As of June 30, 2025, DLF’s consolidated net cash position improved substantially to ₹7,980 crore, underscoring strong financial management and disciplined capital allocation. The company repaid ₹1,364 crore in debt during the quarter, strengthening its balance sheet and further reducing interest costs.

For Q1 FY26, DLF recorded consolidated revenue of ₹2,981 crore and a PAT of ₹766 crore a YoY increase of 19%. EBITDA stood at ₹628 crore, marking a 6% YoY improvement, with the margin at 21%.

Impressive Pipeline and Surplus Potential
The medium-term launch pipeline is robust, with 37 msf of planned projects valued at ₹1,14,500 crore (potential sales). As of June 2025, the surplus cash potential from launched products is estimated at ₹46,500 crore, reflecting a high degree of cash flow visibility.
The gross margin potential from booked sales stands at an impressive ₹24,500 crore, providing a solid base for sustained profitability in the future.
High-Occupancy, High-Quality Rental Portfolio
DLF’s annuity segment, largely operated through its subsidiary DLF Cyber City Developers Ltd (DCCDL), remains a key source of steady income with an overall rental portfolio occupancy of 94%. The office spaces outside SEZs and retail areas achieved a strong occupancy rate of 98%, while SEZ office occupancy stood at a solid 87%. DCCDL reported rental income of ₹1,326 crore in the quarter, a 15% increase year-on-year, reinforcing its position as a consistent contributor to long-term value.
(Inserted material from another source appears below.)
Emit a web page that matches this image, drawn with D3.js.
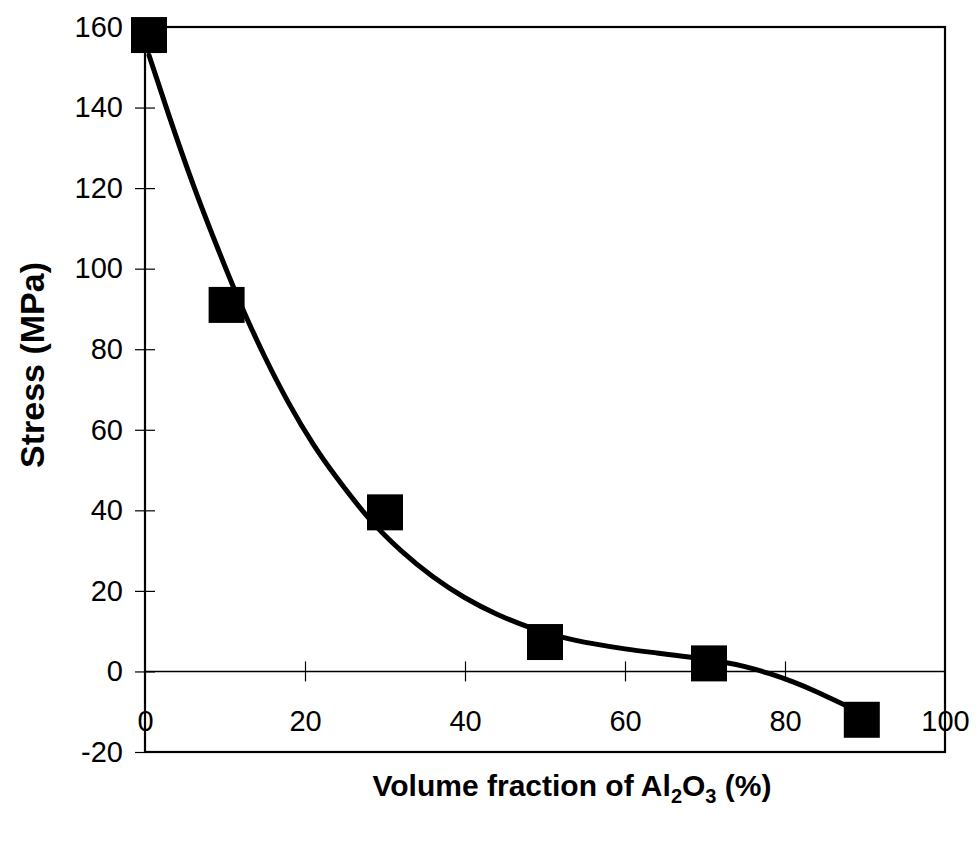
<!DOCTYPE html>
<html>
<head>
<meta charset="utf-8">
<script src="https://cdn.jsdelivr.net/npm/d3@7/dist/d3.min.js"></script>
<style>
  body { margin: 0; background: #fff; }
  svg { display: block; font-family: "Liberation Sans", Arial, sans-serif; }
  .axis text { font-size: 29px; fill: #000; }
</style>
</head>
<body>
<svg id="graph" width="977" height="842"></svg>
<script>
// measured points
const volume_fraction = [0.5, 10.2, 30, 50, 70.5, 89.6];
const stress = [158, 91, 39.5, 7.3, 2, -12];

// trend line
const trend_x = [0.5, 3, 6, 9, 12, 15, 18, 21, 24, 28, 32, 36, 40, 44, 48, 52, 56, 60, 64, 68, 72, 75, 78, 81, 84, 88.5];
const trend_y = [153, 138, 121, 105.5, 91, 78, 66.5, 56.5, 48, 38, 30, 23.5, 18.3, 14.2, 11, 8.6, 6.9, 5.6, 4.6, 3.6, 2.4, 1.2, -0.5, -2.6, -5.1, -9.3];

const x_ticks = [0, 20, 40, 60, 80, 100];
const y_ticks = [-20, 0, 20, 40, 60, 80, 100, 120, 140, 160];

const svg = d3.select('#graph');
const margin = {top: 27, right: 32, bottom: 90, left: 145};
const width = +svg.attr('width') - margin.left - margin.right;
const height = +svg.attr('height') - margin.top - margin.bottom;

const x = d3.scaleLinear().domain([0, 100]).range([0, width]);
const y = d3.scaleLinear().domain([-20, 160]).range([height, 0]);
const fmt = d => String(d);

const g = svg.append('g').attr('transform', 'translate(' + margin.left + ',' + margin.top + ')');

// y axis, ticks cross the line
g.append('g').attr('class', 'axis')
    .call(d3.axisLeft(y).tickValues(y_ticks).tickSize(10).tickPadding(12).tickFormat(fmt))
    .call(s => s.select('.domain').remove());
g.append('g').attr('class', 'axis')
    .call(d3.axisLeft(y).tickValues(y_ticks.slice(1, -1)).tickSize(-10).tickFormat(''))
    .call(s => s.select('.domain').remove());

// x axis on the zero line
g.append('g').attr('class', 'axis').attr('transform', 'translate(0,' + y(0) + ')')
    .call(d3.axisBottom(x).tickValues(x_ticks).tickSize(0).tickPadding(39).tickFormat(fmt))
    .call(s => s.select('.domain').remove());
g.append('g').attr('class', 'axis').attr('transform', 'translate(0,' + y(0) + ')')
    .call(d3.axisBottom(x).tickValues(x_ticks.slice(1, -1)).tickSize(10).tickFormat(''))
    .call(s => s.select('.domain').remove());
g.append('g').attr('class', 'axis').attr('transform', 'translate(0,' + y(0) + ')')
    .call(d3.axisBottom(x).tickValues(x_ticks.slice(1, -1)).tickSize(-10).tickFormat(''))
    .call(s => s.select('.domain').remove());

g.selectAll('.axis line').attr('stroke', '#000').attr('stroke-width', 1.2);

g.append('line')
    .attr('x1', 0).attr('x2', width)
    .attr('y1', y(0)).attr('y2', y(0))
    .attr('stroke', '#000').attr('stroke-width', 1.5);

// frame
g.append('rect')
    .attr('x', 0).attr('y', 0)
    .attr('width', width).attr('height', height)
    .attr('fill', 'none')
    .attr('stroke', '#000')
    .attr('stroke-width', 2.2);

// trend line
const trend = trend_x.map((v, i) => ({x: v, y: trend_y[i]}));
const line = d3.line().x(d => x(d.x)).y(d => y(d.y)).curve(d3.curveNatural);
g.append('path')
    .datum(trend)
    .attr('fill', 'none')
    .attr('stroke', '#000')
    .attr('stroke-width', 5)
    .attr('stroke-linejoin', 'round')
    .attr('stroke-linecap', 'round')
    .attr('d', line);

// markers
const sq = 36;
g.selectAll('rect.pt')
    .data(volume_fraction.map((v, i) => ({x: v, y: stress[i]})))
    .enter().append('rect')
    .attr('class', 'pt')
    .attr('x', d => x(d.x) - sq / 2)
    .attr('y', d => y(d.y) - sq / 2)
    .attr('width', sq).attr('height', sq)
    .attr('fill', '#000');

// axis titles
svg.append('text')
    .attr('transform', 'translate(44,365) rotate(-90)')
    .style('text-anchor', 'middle')
    .style('font-weight', 'bold')
    .style('font-size', '34px')
    .text('Stress (MPa)');

const xl = svg.append('text')
    .attr('x', 572).attr('y', 796)
    .style('text-anchor', 'middle')
    .style('font-weight', 'bold')
    .style('font-size', '30px');
xl.append('tspan').text('Volume fraction of Al');
xl.append('tspan').attr('dy', 7).style('font-size', '20px').text('2');
xl.append('tspan').attr('dy', -7).text('O');
xl.append('tspan').attr('dy', 7).style('font-size', '20px').text('3');
xl.append('tspan').attr('dy', -7).text(' (%)');
</script>
</body>
</html>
Diversified Business Model and Expansive Land Bank
The company boasts a land bank with a development potential of 188 msf, including substantial upside from transit-oriented development (TOD) and transferrable development rights (TDR) policies.
Technical Analysis

DLF Ltd is currently trading at ₹772.80 and exhibiting consolidation following a recent dip. The stock remains below its 51-day EMA of ₹793.85, which points to ongoing short-term weakness. RSI of 43.76 indicates modest bearish momentum, while still staying above the oversold threshold. A decisive move above ₹780 could signal the start of a recovery, while support is expected around the ₹805 level.

Conclusion
DLF Limited’s Q1 FY26 results highlight strong sales momentum, robust cash flows, and a fortified balance sheet, reinforcing its leadership in India’s real estate sector. With a resilient annuity business, expansive land bank, and sustainable growth pipeline, DLF is strategically positioned to deliver long-term value despite near-term market consolidation.